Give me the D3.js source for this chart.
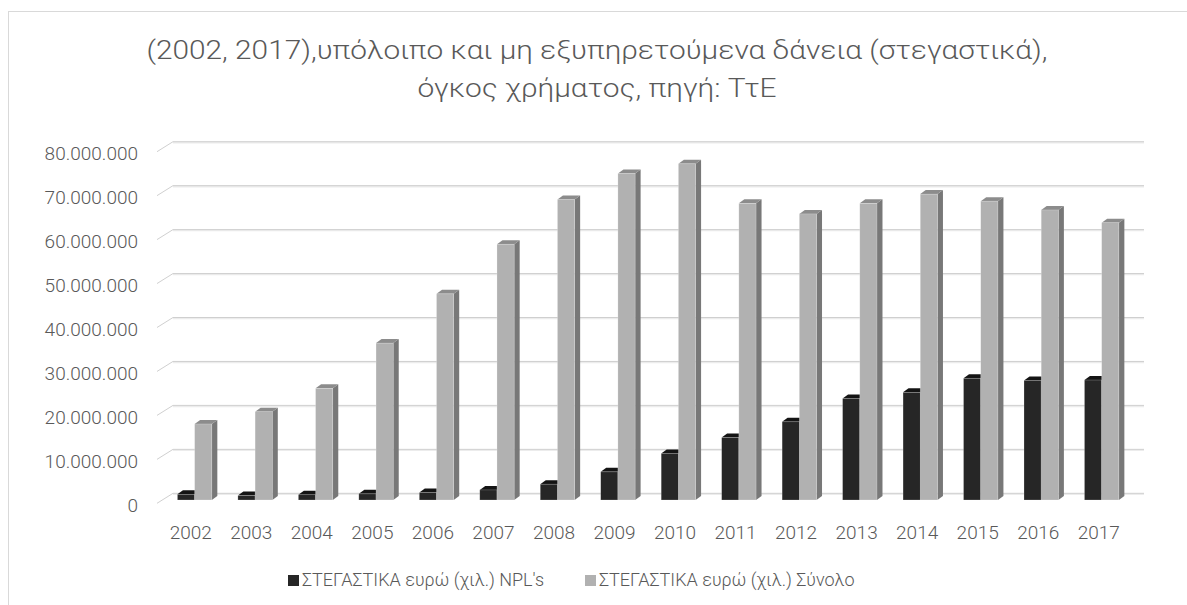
<!DOCTYPE html>
<html>
<head>
<meta charset="utf-8">
<script src="https://cdn.jsdelivr.net/npm/d3@7"></script>
<style>
body { margin: 0; background: #fff; }
text { font-family: "Roboto", "DejaVu Sans", sans-serif; fill: #595959; }
</style>
</head>
<body>
<div id="chart"></div>
<script>
var years = ["2002","2003","2004","2005","2006","2007","2008","2009","2010","2011","2012","2013","2014","2015","2016","2017"];
var nplValues = [1300000, 1000000, 1200000, 1400000, 1700000, 2300000, 3600000, 6400000, 10600000, 14200000, 17800000, 23100000, 24500000, 27700000, 27200000, 27300000];
var totalValues = [17300000, 20100000, 25400000, 35700000, 46900000, 58200000, 68400000, 74300000, 76500000, 67500000, 65100000, 67500000, 69600000, 68000000, 66000000, 63100000];
var yTicks = [0, 10000000, 20000000, 30000000, 40000000, 50000000, 60000000, 70000000, 80000000];
var seriesNames = ["ΣΤΕΓΑΣΤΙΚΑ ευρώ (χιλ.) NPL's", "ΣΤΕΓΑΣΤΙΚΑ ευρώ (χιλ.) Σύνολο"];
var titleLines = ["(2002, 2017),υπόλοιπο και μη εξυπηρετούμενα δάνεια (στεγαστικά),", "όγκος χρήματος, πηγή: ΤτΕ"];

var width = 1187, height = 605;
var depthY = 10;                // floor depth
var barDX = 5.5, barDY = 4;     // bar depth
var barW = 17.2;

var svg = d3.select("#chart").append("svg")
    .attr("width", width)
    .attr("height", height);

// chart border
svg.append("rect")
    .attr("x", 8.5)
    .attr("y", 11.5)
    .attr("width", 1200)
    .attr("height", 700)
    .attr("fill", "none")
    .attr("stroke", "#d9d9d9");

var yBack = d3.scaleLinear().domain([0, 80000000]).range([493.3, 141.7]);
var yBar = d3.scaleLinear().domain([0, 80000000]).range([500, 148.4]);
var x = d3.scaleBand().domain(years).range([164.4, 1131.9]).padding(0);
var xLabel = d3.scaleBand().domain(years).range([160.5, 1129]).padding(0);

// title
var titleWidths = [901, 359];
svg.selectAll(".title")
    .data(titleLines)
    .enter().append("text")
    .attr("class", "title")
    .attr("x", 597)
    .attr("y", function (d, i) { return 50 + i * 38; })
    .attr("dy", "0.35em")
    .attr("textLength", function (d, i) { return titleWidths[i]; })
    .attr("lengthAdjust", "spacingAndGlyphs")
    .style("text-anchor", "middle")
    .style("font-size", "26px")
    .style("font-weight", 300)
    .text(function (d) { return d; });

// gridlines on back wall + diagonal on side wall
var grid = svg.append("g").attr("class", "grid");
yTicks.forEach(function (t) {
    var yy = yBack(t);
    grid.append("line")
        .attr("x1", 173).attr("x2", 1144)
        .attr("y1", yy + 1).attr("y2", yy + 1)
        .attr("stroke", "#ececec").attr("stroke-width", 1.5);
    grid.append("line")
        .attr("x1", 173).attr("x2", 1144)
        .attr("y1", yy).attr("y2", yy)
        .attr("stroke", "#cfcfcf").attr("stroke-width", 1);
    grid.append("line")
        .attr("x1", 157).attr("x2", 173)
        .attr("y1", yy + depthY).attr("y2", yy)
        .attr("stroke", "#d0d0d0").attr("stroke-width", 1);
});

// y labels
svg.selectAll(".ylab")
    .data(yTicks)
    .enter().append("text")
    .attr("class", "ylab")
    .attr("x", 138)
    .attr("y", function (d) { return yBack(d) + 12; })
    .attr("dy", "0.35em")
    .style("text-anchor", "end")
    .style("font-size", "19px")
    .style("font-weight", 300)
    .text(function (d) { return d3.format(",")(d).replace(/,/g, "."); });

// x labels
svg.selectAll(".xlab")
    .data(years)
    .enter().append("text")
    .attr("class", "xlab")
    .attr("x", function (d) { return xLabel(d) + xLabel.bandwidth() / 2; })
    .attr("y", 532)
    .attr("dy", "0.35em")
    .style("text-anchor", "middle")
    .style("font-size", "19px")
    .style("font-weight", 300)
    .text(function (d) { return d; });

function drawBar(g, x0, v, front, top, side) {
    var y0 = yBar(0), yt = yBar(v);
    g.append("polygon")
        .attr("points", [[x0 + barW, yt], [x0 + barW + barDX, yt - barDY], [x0 + barW + barDX, y0 - barDY], [x0 + barW, y0]].join(" "))
        .attr("fill", side);
    g.append("polygon")
        .attr("points", [[x0, yt], [x0 + barDX, yt - barDY], [x0 + barW + barDX, yt - barDY], [x0 + barW, yt]].join(" "))
        .attr("fill", top);
    g.append("rect")
        .attr("x", x0).attr("y", yt)
        .attr("width", barW).attr("height", y0 - yt)
        .attr("fill", front)
        .attr("stroke", "rgba(255,255,255,0.35)")
        .attr("stroke-width", 0.6);
}

var bars = svg.append("g").attr("class", "bars");
years.forEach(function (yr, i) {
    var cx = x(yr) + x.bandwidth() / 2;
    var g = bars.append("g");
    drawBar(g, cx - barW, nplValues[i], "#262626", "#141414", "#111");
    drawBar(g, cx, totalValues[i], "#b1b1b1", "#8c8c8c", "#787878");
});

// legend
var legendX = [288, 585];
var legendColors = ["#262626", "#b1b1b1"];
var legend = svg.selectAll(".legend")
    .data(seriesNames)
    .enter().append("g")
    .attr("class", "legend")
    .attr("transform", function (d, i) { return "translate(" + legendX[i] + ",580)"; });
legend.append("rect")
    .attr("x", 0).attr("y", -5)
    .attr("width", 11).attr("height", 11)
    .attr("fill", function (d, i) { return legendColors[i]; });
legend.append("text")
    .attr("x", 14)
    .attr("y", 0)
    .attr("dy", "0.35em")
    .style("font-size", "18px")
    .style("font-weight", 300)
    .text(function (d) { return d; });
</script>
</body>
</html>
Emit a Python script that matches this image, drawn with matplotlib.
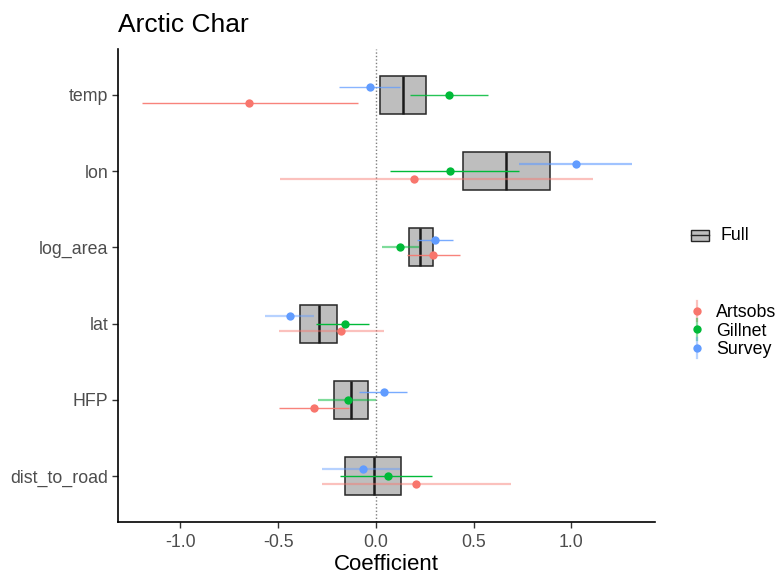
import matplotlib
matplotlib.use("Agg")
import matplotlib.pyplot as plt
from matplotlib.patches import Rectangle
from matplotlib.lines import Line2D
from matplotlib.legend_handler import HandlerBase
import numpy as np

plt.rcParams["font.family"] = ["Liberation Sans", "DejaVu Sans"]

# Predictors, listed top to bottom
variables = ["temp", "lon", "log_area", "lat", "HFP", "dist_to_road"]

# Full model: interquartile box and median of the coefficient
full_q1 = [0.020, 0.445, 0.170, -0.387, -0.216, -0.157]
full_med = [0.137, 0.668, 0.227, -0.290, -0.128, -0.009]
full_q3 = [0.256, 0.890, 0.290, -0.198, -0.041, 0.128]

# Per-source estimates with intervals
sources = ["Artsobs", "Gillnet", "Survey"]
artsobs_est = [-0.649, 0.196, 0.295, -0.177, -0.319, 0.205]
artsobs_lo = [-1.198, -0.488, 0.159, -0.495, -0.495, -0.276]
artsobs_hi = [-0.092, 1.112, 0.431, 0.041, -0.135, 0.690]

gillnet_est = [0.373, 0.378, 0.126, -0.157, -0.141, 0.063]
gillnet_lo = [0.175, 0.072, 0.031, -0.306, -0.294, -0.182]
gillnet_hi = [0.573, 0.735, 0.222, -0.036, 0.000, 0.288]

survey_est = [-0.032, 1.022, 0.305, -0.438, 0.041, -0.067]
survey_lo = [-0.187, 0.733, 0.211, -0.568, -0.086, -0.276]
survey_hi = [0.123, 1.310, 0.395, -0.314, 0.159, 0.124]

# Interval line opacity per predictor
artsobs_alpha = [0.9, 0.45, 0.9, 0.45, 0.9, 0.45]
gillnet_alpha = [0.85, 1.0, 0.5, 1.0, 0.5, 1.0]
survey_alpha = [0.75, 0.6, 0.85, 0.45, 0.85, 0.45]

colors = {"Artsobs": "#F8766D", "Gillnet": "#00BA38", "Survey": "#619CFF"}
offsets = {"Artsobs": -0.1, "Gillnet": 0.0, "Survey": 0.1}
series = {
    "Artsobs": (artsobs_est, artsobs_lo, artsobs_hi, artsobs_alpha),
    "Gillnet": (gillnet_est, gillnet_lo, gillnet_hi, gillnet_alpha),
    "Survey": (survey_est, survey_lo, survey_hi, survey_alpha),
}

n = len(variables)
ypos = np.arange(n)[::-1] + 1  # temp at top

fig = plt.figure(figsize=(7.81, 5.78), dpi=100)
ax = fig.add_axes([0.151, 0.097, 0.688, 0.818])

# Zero reference
ax.axvline(0, color="#7F7F7F", lw=1.0, ls=(0, (1, 1.5)), zorder=1)

# Full-model boxes
q1 = np.array(full_q1)
q3 = np.array(full_q3)
ax.barh(ypos, q3 - q1, left=q1, height=0.5, color="#BEBEBE",
        edgecolor="#262626", linewidth=1.1, zorder=2)
ax.vlines(full_med, ypos - 0.25, ypos + 0.25, color="#1A1A1A", lw=1.8, zorder=3)

# Source-specific point ranges
for s in sources:
    est, lo, hi, al = series[s]
    yy = ypos + offsets[s]
    for i in range(n):
        a = al[i]
        lw = 1.0 if a >= 0.7 else 1.6
        ax.plot([lo[i], hi[i]], [yy[i], yy[i]], color=colors[s], alpha=a,
                lw=lw, solid_capstyle="butt", zorder=4)
    ax.plot(est, yy, "o", color=colors[s], ms=6, mec="none", zorder=5)

ax.set_xlim(-1.32, 1.43)
ax.set_ylim(0.4, 6.6)
ax.set_yticks(ypos)
ax.set_yticklabels(variables)
ax.set_xticks([-1.0, -0.5, 0.0, 0.5, 1.0])
ax.set_xticklabels(["-1.0", "-0.5", "0.0", "0.5", "1.0"])
ax.tick_params(axis="both", labelsize=12.8, labelcolor="#4D4D4D",
               color="#333333", length=4, width=1.0)
ax.tick_params(axis="x", pad=5)
ax.tick_params(axis="y", pad=3)
for side in ["top", "right"]:
    ax.spines[side].set_visible(False)
for side in ["left", "bottom"]:
    ax.spines[side].set_linewidth(1.2)
    ax.spines[side].set_color("black")

ax.set_xlabel("Coefficient", fontsize=16, color="black", labelpad=2)
ax.set_title("Arctic Char", fontsize=19, loc="left", pad=12, color="black")


class BoxKey(HandlerBase):
    def create_artists(self, legend, orig, xd, yd, w, h, fontsize, trans):
        r = Rectangle((xd, yd), w, h, facecolor="#BEBEBE", edgecolor="#262626",
                      lw=1.0, transform=trans)
        ln = Line2D([xd, xd + w], [yd + h / 2] * 2, color="#262626", lw=1.0,
                    transform=trans)
        return [r, ln]


class RangeKey(HandlerBase):
    def create_artists(self, legend, orig, xd, yd, w, h, fontsize, trans):
        c = orig.get_color()
        cx = xd + w / 2
        ln = Line2D([cx, cx], [yd - 3, yd + h + 3], color=c, alpha=0.45, lw=1.6,
                    transform=trans)
        pt = Line2D([cx], [yd + h / 2], marker="o", ms=6, color=c, mec="none",
                    transform=trans)
        return [ln, pt]


box_handle = Rectangle((0, 0), 1, 1)
leg1 = fig.legend([box_handle], ["Full"], handler_map={Rectangle: BoxKey()},
                  loc="center left", bbox_to_anchor=(0.873, 0.592),
                  frameon=False, fontsize=12.8, handlelength=1.05,
                  handleheight=0.6, handletextpad=0.65, borderpad=0)

pt_handles = [Line2D([], [], color=colors[s]) for s in sources]
leg2 = fig.legend(pt_handles, sources, handler_map={Line2D: RangeKey()},
                  loc="center left", bbox_to_anchor=(0.871, 0.427),
                  frameon=False, fontsize=12.8, handlelength=0.9,
                  handleheight=0.7, handletextpad=0.6, labelspacing=0.08,
                  borderpad=0)

fig.savefig("out.png", dpi=100)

> **What you will do**: Extract from the material above the stretch running from the line containing "Emit a Python" through the line containing "survey_alpha = [0.75, 0.6, 0.85, 0.45, 0.85, 0.45]". Keep the text exact and the pictures out.

> **Reply to the exercise**:
Emit a Python script that matches this image, drawn with matplotlib.
import matplotlib
matplotlib.use("Agg")
import matplotlib.pyplot as plt
from matplotlib.patches import Rectangle
from matplotlib.lines import Line2D
from matplotlib.legend_handler import HandlerBase
import numpy as np

plt.rcParams["font.family"] = ["Liberation Sans", "DejaVu Sans"]

# Predictors, listed top to bottom
variables = ["temp", "lon", "log_area", "lat", "HFP", "dist_to_road"]

# Full model: interquartile box and median of the coefficient
full_q1 = [0.020, 0.445, 0.170, -0.387, -0.216, -0.157]
full_med = [0.137, 0.668, 0.227, -0.290, -0.128, -0.009]
full_q3 = [0.256, 0.890, 0.290, -0.198, -0.041, 0.128]

# Per-source estimates with intervals
sources = ["Artsobs", "Gillnet", "Survey"]
artsobs_est = [-0.649, 0.196, 0.295, -0.177, -0.319, 0.205]
artsobs_lo = [-1.198, -0.488, 0.159, -0.495, -0.495, -0.276]
artsobs_hi = [-0.092, 1.112, 0.431, 0.041, -0.135, 0.690]

gillnet_est = [0.373, 0.378, 0.126, -0.157, -0.141, 0.063]
gillnet_lo = [0.175, 0.072, 0.031, -0.306, -0.294, -0.182]
gillnet_hi = [0.573, 0.735, 0.222, -0.036, 0.000, 0.288]

survey_est = [-0.032, 1.022, 0.305, -0.438, 0.041, -0.067]
survey_lo = [-0.187, 0.733, 0.211, -0.568, -0.086, -0.276]
survey_hi = [0.123, 1.310, 0.395, -0.314, 0.159, 0.124]

# Interval line opacity per predictor
artsobs_alpha = [0.9, 0.45, 0.9, 0.45, 0.9, 0.45]
gillnet_alpha = [0.85, 1.0, 0.5, 1.0, 0.5, 1.0]
survey_alpha = [0.75, 0.6, 0.85, 0.45, 0.85, 0.45]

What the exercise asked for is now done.